■ **PROBLEM DESCRIPTION**: Restate each line word for word. Leave out every picture.

========================================

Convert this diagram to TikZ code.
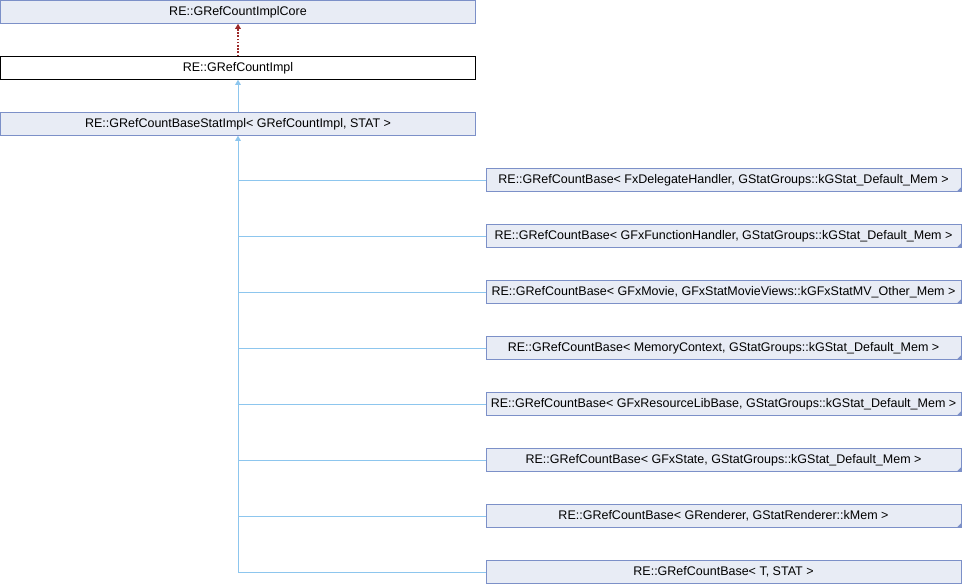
\documentclass[tikz,border=0pt]{standalone}
\usepackage{fontspec}
\setmainfont{Liberation Sans}
\usetikzlibrary{arrows.meta}
\definecolor{boxfill}{HTML}{E8ECF5}
\definecolor{boxline}{HTML}{7C90C8}
\definecolor{inhline}{HTML}{8DC6EE}
\definecolor{usered}{HTML}{9C2A2A}
\tikzset{
  cls/.style={draw=boxline, fill=boxfill, line width=1pt, minimum width=475pt, minimum height=22.5pt, inner sep=0pt, text height=9pt, text depth=2.5pt, font=\fontsize{12.5}{14}\selectfont},
  curcls/.style={cls, draw=black, fill=white},
  inh/.style={draw=inhline, line width=1pt},
  inharrow/.style={inh, -{Triangle[length=5pt,width=5.5pt]}},
  usedot/.style={draw=usered, line width=1.3pt, dash pattern=on 1.6pt off 1.6pt, -{Triangle[length=5pt,width=5.5pt,fill=usered]}},
  cornermark/.style={fill=boxline}
}
\begin{document}
\begin{tikzpicture}[x=1pt,y=-1pt]
\useasboundingbox (0,0) rectangle (962,584);
\node[cls] (core) at (238,12) {RE::GRefCountImplCore};
\node[curcls] (impl) at (238,68) {RE::GRefCountImpl};
\node[cls] (stat) at (238,124) {RE::GRefCountBaseStatImpl< GRefCountImpl, STAT >};
\node[cls] (c1) at (723.5,180) {RE::GRefCountBase< FxDelegateHandler, GStatGroups::kGStat\_Default\_Mem >};
\node[cls] (c2) at (723.5,236) {RE::GRefCountBase< GFxFunctionHandler, GStatGroups::kGStat\_Default\_Mem >};
\node[cls] (c3) at (723.5,292) {RE::GRefCountBase< GFxMovie, GFxStatMovieViews::kGFxStatMV\_Other\_Mem >};
\node[cls] (c4) at (723.5,348) {RE::GRefCountBase< MemoryContext, GStatGroups::kGStat\_Default\_Mem >};
\node[cls] (c5) at (723.5,404) {RE::GRefCountBase< GFxResourceLibBase, GStatGroups::kGStat\_Default\_Mem >};
\node[cls] (c6) at (723.5,460) {RE::GRefCountBase< GFxState, GStatGroups::kGStat\_Default\_Mem >};
\node[cls] (c7) at (723.5,516) {RE::GRefCountBase< GRenderer, GStatRenderer::kMem >};
\node[cls] (c8) at (723.5,572) {RE::GRefCountBase< T, STAT >};
\foreach \n in {c1,c2,c3,c4,c5,c6,c7}{
  \fill[cornermark] (\n.south east) -- ++(-5,0) -- ++(5,-5) -- cycle;
}
\draw[usedot] (impl.north) -- (core.south);
\draw[inharrow] (stat.north) -- (impl.south);
\foreach \n in {c1,c2,c3,c4,c5,c6,c7}{
  \draw[inh] (\n.west) -- (stat.south |- \n.west);
}
\draw[inharrow] (c8.west) -| (stat.south);
\end{tikzpicture}
\end{document}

========================================

■ **OUTPUT BELOW**:
Convert this diagram to TikZ code.
\documentclass[tikz,border=0pt]{standalone}
\usepackage{fontspec}
\setmainfont{Liberation Sans}
\usetikzlibrary{arrows.meta}
\definecolor{boxfill}{HTML}{E8ECF5}
\definecolor{boxline}{HTML}{7C90C8}
\definecolor{inhline}{HTML}{8DC6EE}
\definecolor{usered}{HTML}{9C2A2A}
\tikzset{
  cls/.style={draw=boxline, fill=boxfill, line width=1pt, minimum width=475pt, minimum height=22.5pt, inner sep=0pt, text height=9pt, text depth=2.5pt, font=\fontsize{12.5}{14}\selectfont},
  curcls/.style={cls, draw=black, fill=white},
  inh/.style={draw=inhline, line width=1pt},
  inharrow/.style={inh, -{Triangle[length=5pt,width=5.5pt]}},
  usedot/.style={draw=usered, line width=1.3pt, dash pattern=on 1.6pt off 1.6pt, -{Triangle[length=5pt,width=5.5pt,fill=usered]}},
  cornermark/.style={fill=boxline}
}
\begin{document}
\begin{tikzpicture}[x=1pt,y=-1pt]
\useasboundingbox (0,0) rectangle (962,584);
\node[cls] (core) at (238,12) {RE::GRefCountImplCore};
\node[curcls] (impl) at (238,68) {RE::GRefCountImpl};
\node[cls] (stat) at (238,124) {RE::GRefCountBaseStatImpl< GRefCountImpl, STAT >};
\node[cls] (c1) at (723.5,180) {RE::GRefCountBase< FxDelegateHandler, GStatGroups::kGStat\_Default\_Mem >};
\node[cls] (c2) at (723.5,236) {RE::GRefCountBase< GFxFunctionHandler, GStatGroups::kGStat\_Default\_Mem >};
\node[cls] (c3) at (723.5,292) {RE::GRefCountBase< GFxMovie, GFxStatMovieViews::kGFxStatMV\_Other\_Mem >};
\node[cls] (c4) at (723.5,348) {RE::GRefCountBase< MemoryContext, GStatGroups::kGStat\_Default\_Mem >};
\node[cls] (c5) at (723.5,404) {RE::GRefCountBase< GFxResourceLibBase, GStatGroups::kGStat\_Default\_Mem >};
\node[cls] (c6) at (723.5,460) {RE::GRefCountBase< GFxState, GStatGroups::kGStat\_Default\_Mem >};
\node[cls] (c7) at (723.5,516) {RE::GRefCountBase< GRenderer, GStatRenderer::kMem >};
\node[cls] (c8) at (723.5,572) {RE::GRefCountBase< T, STAT >};
\foreach \n in {c1,c2,c3,c4,c5,c6,c7}{
  \fill[cornermark] (\n.south east) -- ++(-5,0) -- ++(5,-5) -- cycle;
}
\draw[usedot] (impl.north) -- (core.south);
\draw[inharrow] (stat.north) -- (impl.south);
\foreach \n in {c1,c2,c3,c4,c5,c6,c7}{
  \draw[inh] (\n.west) -- (stat.south |- \n.west);
}
\draw[inharrow] (c8.west) -| (stat.south);
\end{tikzpicture}
\end{document}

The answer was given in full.